Is there a Target on Short-term Rental Homes for New Taxation? – JD Supra

2 minutes, 28 seconds Read

Is the target on short-term rental homes for new taxation? What about rental properties in general? When is income from a short-term rental presently taxable?

Presently, homeowners can generally earn tax-free income if their home is a short-term rental for 14 days or less in a given tax year, based upon Section 280(A) of the US Tax Code. The US Tax Code is established through regulations and laws that establish the responsibilities and rights of US taxpayers. The US tax code establishes rental income as “any payment you receive for the use or occupation of property.”

The rules that presently govern these situations are often referred to as the IRS’ “Masters rule.” This refers to homeowners in Augusta, Georgia who rent out their own homes at an exceptionally high rate before and during the famous golf tournament.

In a recent case in US Tax Court, Sinopoli v. Commissioner, the IRS raised the issue of a couple who rented their home to an S Corporation they controlled in an effort to take $290,000 in deductions while excluding the rental income from the tax return submitted by the couple to the IRS. The taxpayers claimed the S Corporation held monthly meetings in different residential locations. The Court ultimately ruled against the taxpayers on the amount of the deductions claimed, however, genuine rental expenses may still be deducted and 14 days of rental income is excluded from taxation based upon the “Master’s Rule.”

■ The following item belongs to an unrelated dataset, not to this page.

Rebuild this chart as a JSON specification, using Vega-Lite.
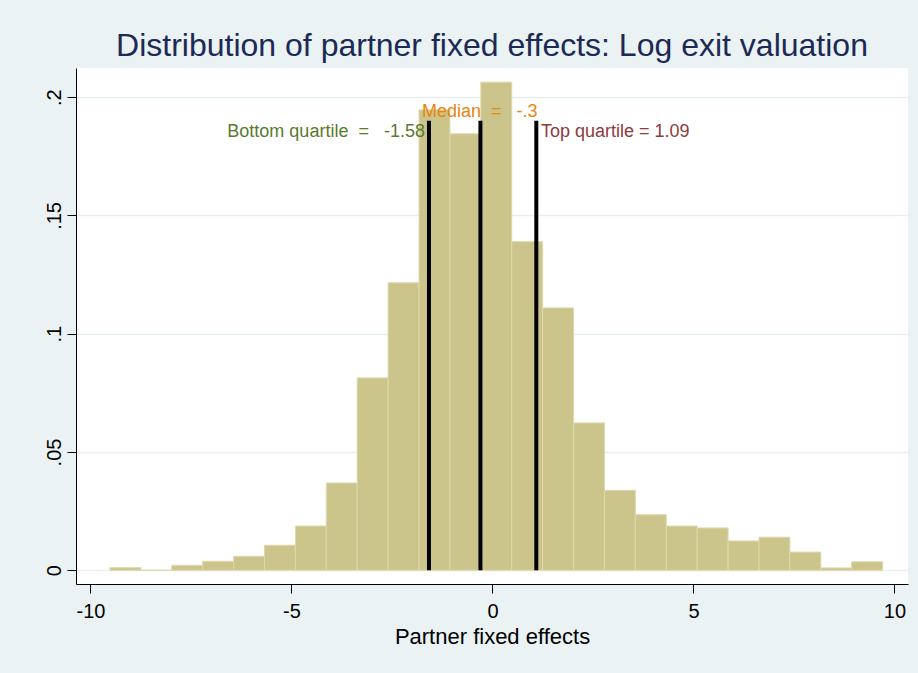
{
  "$schema": "https://vega.github.io/schema/vega-lite/v6.json",
  "width": 832,
  "height": 516,
  "autosize": {"type": "none"},
  "padding": {"left": 76, "top": 68, "right": 10, "bottom": 89},
  "background": "#EAF2F3",
  "config": {
    "font": "Liberation Sans",
    "view": {"fill": "white", "stroke": null},
    "axis": {"labelFont": "Liberation Sans", "titleFont": "Liberation Sans"}
  },
  "title": {
    "text": "Distribution of partner fixed effects: Log exit valuation",
    "fontSize": 32,
    "fontWeight": "normal",
    "color": "#1C2A55",
    "anchor": "middle",
    "frame": "group",
    "baseline": "alphabetic",
    "offset": -20
  },
  "datasets": {
    "bins": [
      {"bin_start": -9.515, "bin_end": -8.746, "density": 0.0011},
      {"bin_start": -8.746, "bin_end": -7.977, "density": 0.0},
      {"bin_start": -7.977, "bin_end": -7.209, "density": 0.0021},
      {"bin_start": -7.209, "bin_end": -6.440, "density": 0.0038},
      {"bin_start": -6.440, "bin_end": -5.671, "density": 0.0059},
      {"bin_start": -5.671, "bin_end": -4.902, "density": 0.0106},
      {"bin_start": -4.902, "bin_end": -4.134, "density": 0.0187},
      {"bin_start": -4.134, "bin_end": -3.365, "density": 0.0369},
      {"bin_start": -3.365, "bin_end": -2.596, "density": 0.0813},
      {"bin_start": -2.596, "bin_end": -1.827, "density": 0.1215},
      {"bin_start": -1.827, "bin_end": -1.059, "density": 0.1946},
      {"bin_start": -1.059, "bin_end": -0.290, "density": 0.1845},
      {"bin_start": -0.290, "bin_end": 0.479, "density": 0.2063},
      {"bin_start": 0.479, "bin_end": 1.248, "density": 0.1389},
      {"bin_start": 1.248, "bin_end": 2.017, "density": 0.1109},
      {"bin_start": 2.017, "bin_end": 2.785, "density": 0.0623},
      {"bin_start": 2.785, "bin_end": 3.554, "density": 0.0338},
      {"bin_start": 3.554, "bin_end": 4.323, "density": 0.0235},
      {"bin_start": 4.323, "bin_end": 5.092, "density": 0.0187},
      {"bin_start": 5.092, "bin_end": 5.861, "density": 0.0179},
      {"bin_start": 5.861, "bin_end": 6.629, "density": 0.0124},
      {"bin_start": 6.629, "bin_end": 7.398, "density": 0.0140},
      {"bin_start": 7.398, "bin_end": 8.167, "density": 0.0077},
      {"bin_start": 8.167, "bin_end": 8.936, "density": 0.0010},
      {"bin_start": 8.936, "bin_end": 9.705, "density": 0.0036}
    ],
    "quartiles": [
      {"name": "Bottom quartile", "value": -1.58},
      {"name": "Median", "value": -0.3},
      {"name": "Top quartile", "value": 1.09}
    ]
  },
  "layer": [
    {
      "data": {"name": "bins"},
      "mark": {"type": "rect", "fill": "#CCC58B", "stroke": "#DDD8AC", "strokeWidth": 1},
      "encoding": {
        "x": {
          "field": "bin_start",
          "type": "quantitative",
          "scale": {"domain": [-10.36, 10.336], "nice": false, "zero": false},
          "axis": {
            "values": [-10, -5, 0, 5, 10],
            "labelExpr": "toString(datum.value)",
            "title": "Partner fixed effects",
            "titleFontSize": 22,
            "titleFontWeight": "normal",
            "titleColor": "black",
            "titlePadding": 5,
            "labelFontSize": 20,
            "labelColor": "black",
            "labelPadding": 8,
            "tickSize": 9,
            "tickColor": "black",
            "domainColor": "black",
            "grid": false
          }
        },
        "x2": {"field": "bin_end"},
        "y": {
          "field": "density",
          "type": "quantitative",
          "scale": {"domain": [-0.00579, 0.2123], "nice": false, "zero": false},
          "axis": {
            "values": [0, 0.05, 0.1, 0.15, 0.2],
            "labelExpr": "datum.value == 0 ? '0' : replace(format(datum.value, '~g'), '0.', '.')",
            "title": null,
            "labelAngle": -90,
            "labelAlign": "center",
            "labelBaseline": "bottom",
            "labelFontSize": 20,
            "labelColor": "black",
            "labelPadding": 3,
            "tickSize": 9,
            "tickColor": "black",
            "domainColor": "black",
            "grid": true,
            "gridColor": "#E6EFF1",
            "gridWidth": 1.5
          }
        },
        "y2": {"datum": 0}
      }
    },
    {
      "data": {"name": "quartiles"},
      "mark": {"type": "rule", "color": "black", "strokeWidth": 4},
      "encoding": {
        "x": {"field": "value", "type": "quantitative"},
        "y": {"datum": 0},
        "y2": {"datum": 0.19}
      }
    },
    {
      "data": {"values": [{"x": -1.68, "y": 0.1854, "label": "Bottom quartile\u00a0 =\u00a0\u00a0 -1.58"}]},
      "mark": {"type": "text", "align": "right", "baseline": "middle", "fontSize": 18, "color": "#5A7A2E", "font": "Liberation Sans"},
      "encoding": {
        "x": {"field": "x", "type": "quantitative"},
        "y": {"field": "y", "type": "quantitative"},
        "text": {"field": "label"}
      }
    },
    {
      "data": {"values": [{"x": -1.755, "y": 0.1938, "label": "Median\u00a0 =\u00a0\u00a0 -.3"}]},
      "mark": {"type": "text", "align": "left", "baseline": "middle", "fontSize": 18, "color": "#E8860F", "font": "Liberation Sans"},
      "encoding": {
        "x": {"field": "x", "type": "quantitative"},
        "y": {"field": "y", "type": "quantitative"},
        "text": {"field": "label"}
      }
    },
    {
      "data": {"values": [{"x": 1.206, "y": 0.1854, "label": "Top quartile = 1.09"}]},
      "mark": {"type": "text", "align": "left", "baseline": "middle", "fontSize": 18, "color": "#8E3A40", "font": "Liberation Sans"},
      "encoding": {
        "x": {"field": "x", "type": "quantitative"},
        "y": {"field": "y", "type": "quantitative"},
        "text": {"field": "label"}
      }
    }
  ]
}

Colorado is presently considering a target on short-term rental homes for new taxation revenue. The proposed legislation would establish a new standard for taxing short-term rental property within the state. The new legislation attempts to reclassify these short-term rentals as “commercial property” resulting in a much higher property tax rate. If it passes, this legislation would raise the property tax of short-term rental homes that are rented for more than 90 days each year by approximately 400%. Imagine the impact this would have on homeowners who use online platforms such as Airbnb, Vrbo and Vacasa.

The California Senate passed SB 584 which is presently before the state Assembly. SB 584 proposes a 15% tax on rental income for short-term rentals, to take effect January 1, 2025. This tax would be in addition to existing city and county occupancy taxes (currently between 10% and 12%).

How will the popular legislative target on short-term rental homes for new taxation affect you? Those who hold investment rental property or who participate in short-term rentals need to monitor their unique situation and resulting tax obligations continuously. Transactional planning will help individual property owners to structure entities (such as an LLC or S Corporation) and other holdings in a manner that not only provides additional protections for these assets but reduces the impact of taxation on rental activities.

Ask your tax attorney about Passive Income Generators and Passive Activity Losses (PIGs and PALs) and how you should structure your own home and other assets to continue to create income opportunities while providing protections for these assets and reducing tax exposure.